Corporate proxy fights and shareholder activism have been around for years. What has changed is the mechanics and strategies behind them. With the impact of social media, activist judges and anti-business regulations, proxy campaigns are just as sophisticated as political campaigns, and should be run like a special election.
Last year, our client, a Fortune 500 company, hired SFI to oversee a proxy fight for a $1.3 billion company where they serve as the Developer and Property Manager. Prior to 2012, our client was sued by activist members and lost. The court gave the members use of the membership roaster, including email addresses, as well as instituted other policies that increased member (activist) involvement in the election process. As a result of these actions, our client nearly lost a seat on the Board in 2012, which would have tilted the balance of power.
In 2013, the client hired SFI to wage a proxy fight to save their Board members from defeat. Defeat was almost certain thanks to an environment where cumulative voting was even higher; where the opposition was better organized and was effectively using social media; where the opposition hired companies to gather proxies on their behalf; and where the opposition rallied behind one candidate, who had previously run, and was able to keep other candidates out of the race.
SFI’s projections showed that the client would lose one seat by as many as 60,000 votes. As a result, the first thing SFI did was a legal and communications assessment to determine how to overcome this shortfall. What we found was a system that was antiquated, did not follow best practices, and in some cases, did not comply with state statutes. The SFI team also found a culture of appeasement and one that did not adhere to boundaries, rules and regulations. Furthermore, the tabulator was ill-prepared to handle a proxy fight of this complexity and magnitude.

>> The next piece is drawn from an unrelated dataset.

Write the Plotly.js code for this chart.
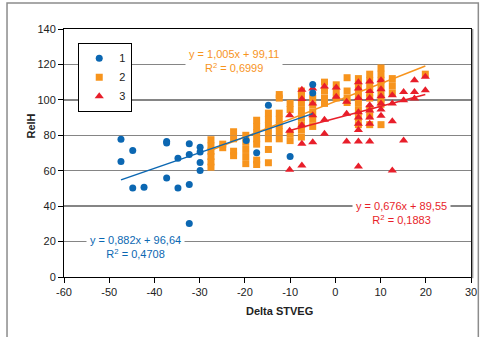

The SFI team immediately developed and implemented a comprehensive communications plan, developed in conjunction with the legal team. We knew that without the legal and communications strategies working in tandem, we would not be able to win the proxy fight. We also conducted opposition research, developed key messages and utilized list segmentation and micro-targeting to identify new voters with tailored messages. And lastly, we created a “war-room” where we could respond to the opposition at a moment’s notice.
We worked closely with the client and with three sets of legal counsel. In the end, running a proxy campaign against activist shareholders is like running a special election. On the one hand, you have an energized and passionate opposition that will turn out to vote no matter what; on the other hand, you have happy shareholders who don’t see the need to get involved. In order to win, you have to increase turn out and get the happy or non-interested shareholders to participate in the electoral process.
Our client won the election by more than 10,000 votes. Only after we waged an aggressive communications campaign, did the pendulum swing in the client’s favor and the Board candidates pull ahead. The SFI team changed the outcome by over 70,000 total votes in just five short months.